C++: Overloaded New call constructs object automatically

I'm trying to overload the new operator in order to allocate my own memory, but I still need to construct the object. That's why I decided to pass the parameters through a variadic template in order to feed the object's constructor properly.

The constructor is called twice in this example, I can't explain why. It seems that the overloaded new calls automatically the constructor.

#include <stdlib.h>
#include <iostream>
#include <new>

class A
{
public:
  template<typename... Args>
  void *operator new(size_t sz, Args ...parameters)
  {
    void *mem = ::operator new(sizeof(A));
    A *var = ::new (mem) A(parameters...);
    return var;
  }
  A() : num(0) { std::cout << "Default" << std::endl; }
  A(int nb) : num(nb) { std::cout << "Integer = " << num << std::endl; }
  const int num;
};

int main()
{
  A *obj = new A(3);
  std::cout << "Obj result = " << obj->num << std::endl;
}

Upvotes: 2

Views: 68

Answers (2)

user5301649
user5301649

Reputation: 21

I'm trying to overload the new operator in order to allocate my own memory, but I still need to construct the object.

No you don't. operator new by definition initializes the object. See [expr.new]/15:

A new-expression that creates an object of type T initializes that object as follows:

— If the new-initializer is omitted, the object is default-initialized (8.5); if no initialization is performed, the object has indeterminate value.

— Otherwise, the new-initializer is interpreted according to the initialization rules of 8.5 for direct-initialization.
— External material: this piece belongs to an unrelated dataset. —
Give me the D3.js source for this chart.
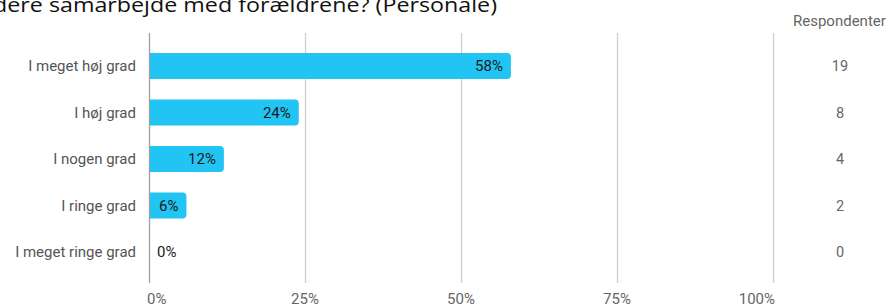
<!DOCTYPE html>
<html>
<head>
<meta charset="utf-8">
<script src="https://cdn.jsdelivr.net/npm/d3@7"></script>
<style>
  body { margin: 0; background: #fff; }
  svg { display: block; }
</style>
</head>
<body>
<svg id="chart"></svg>
<script>
var width = 887; // canvas size
var height = 307;

// Data
var categories = ["I meget høj grad", "I høj grad", "I nogen grad", "I ringe grad", "I meget ringe grad"];
var shares = [0.58, 0.24, 0.12, 0.06, 0.00];
var respondents = [19, 8, 4, 2, 0];
var tickValues = [0, 0.25, 0.5, 0.75, 1];
var titleText = "dere samarbejde med forældrene? (Personale)";

var barColor = "#21c4f3";
var gridTop = 33;
var gridBottom = 283;

var svg = d3.select("#chart").attr("width", width).attr("height", height);

var x = d3.scaleLinear().domain([0, 1]).range([149, 773]);
var y = d3.scaleBand().domain(categories).range([42.75, 275.25]).paddingInner(0.44).paddingOuter(0.22);

// Title (cut off at the top left, as in the source)
svg.append("text")
  .attr("x", -7).attr("y", 12)
  .attr("textLength", 504)
  .attr("lengthAdjust", "spacingAndGlyphs")
  .style("font-family", "'Open Sans', 'Liberation Sans', sans-serif")
  .style("font-size", "20px")
  .style("fill", "#111")
  .text(titleText);

// Vertical grid lines
svg.append("g").selectAll("line").data(tickValues).enter().append("line")
  .attr("x1", function(d) { return Math.round(x(d)) + 0.5; })
  .attr("x2", function(d) { return Math.round(x(d)) + 0.5; })
  .attr("y1", gridTop).attr("y2", gridBottom)
  .style("stroke", function(d) { return d === 0 ? "#9e9e9e" : "#cfcfcf"; })
  .style("stroke-width", 1.3);

// Bars: square on the left, rounded on the right
function barPath(d, i) {
  var x0 = x(0) + 1, x1 = x(d), y0 = y(categories[i]), h = y.bandwidth(), r = 4;
  if (x1 - x0 <= 0) return "";
  r = Math.min(r, (x1 - x0) / 2);
  return "M" + x0 + "," + y0 +
    "H" + (x1 - r) +
    "Q" + x1 + "," + y0 + " " + x1 + "," + (y0 + r) +
    "V" + (y0 + h - r) +
    "Q" + x1 + "," + (y0 + h) + " " + (x1 - r) + "," + (y0 + h) +
    "H" + x0 + "Z";
}
svg.append("g").selectAll("path").data(shares).enter().append("path")
  .attr("d", barPath)
  .style("fill", barColor);

// Percent labels
svg.append("g").selectAll("text").data(shares).enter().append("text")
  .attr("x", function(d) { return d > 0 ? x(d) - 8 : x(0) + 8; })
  .attr("y", function(d, i) { return y(categories[i]) + y.bandwidth() / 2; })
  .attr("dy", "0.35em")
  .attr("text-anchor", function(d) { return d > 0 ? "end" : "start"; })
  .style("font-family", "Roboto, sans-serif")
  .style("font-size", "15px")
  .style("fill", "#1a1a1a")
  .text(function(d) { return Math.round(d * 100) + "%"; });

// Category labels
svg.append("g").selectAll("text").data(categories).enter().append("text")
  .attr("x", 136)
  .attr("y", function(d) { return y(d) + y.bandwidth() / 2; })
  .attr("dy", "0.35em")
  .attr("text-anchor", "end")
  .style("font-family", "Roboto, sans-serif")
  .style("font-size", "15px")
  .style("fill", "#555")
  .text(function(d) { return d; });

// Respondent counts
svg.append("text")
  .attr("x", 793).attr("y", 26)
  .style("font-family", "Roboto, sans-serif")
  .style("font-size", "15px")
  .style("fill", "#666")
  .text("Respondenter");
svg.append("g").selectAll("text").data(respondents).enter().append("text")
  .attr("x", 840)
  .attr("y", function(d, i) { return y(categories[i]) + y.bandwidth() / 2; })
  .attr("dy", "0.35em")
  .attr("text-anchor", "middle")
  .style("font-family", "Roboto, sans-serif")
  .style("font-size", "14.5px")
  .style("fill", "#666")
  .text(function(d) { return d; });

// Bottom axis labels
var fmt = d3.format(".0%");
svg.append("g").selectAll("text").data(tickValues).enter().append("text")
  .attr("x", function(d, i) { return i === 0 ? x(d) - 2 : (i === tickValues.length - 1 ? x(d) + 2 : x(d)); })
  .attr("y", 299)
  .attr("dy", "0.35em")
  .attr("text-anchor", function(d, i) { return i === 0 ? "start" : (i === tickValues.length - 1 ? "end" : "middle"); })
  .style("font-family", "Roboto, sans-serif")
  .style("font-size", "15px")
  .style("fill", "#666")
  .text(function(d) { return fmt(d); });
</script>
</body>
</html>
At a minimum, your overload can look like this:

void *operator new(size_t sz)
{
    return ::operator new(sizeof(A));
}

The static keyword is optional.

Upvotes: 0

M. Christopher
M. Christopher

Reputation: 321

Fixed, there is not reason to try to call the constructor within the overload, the object will be constructed at returned void*'s pointed allocated memory.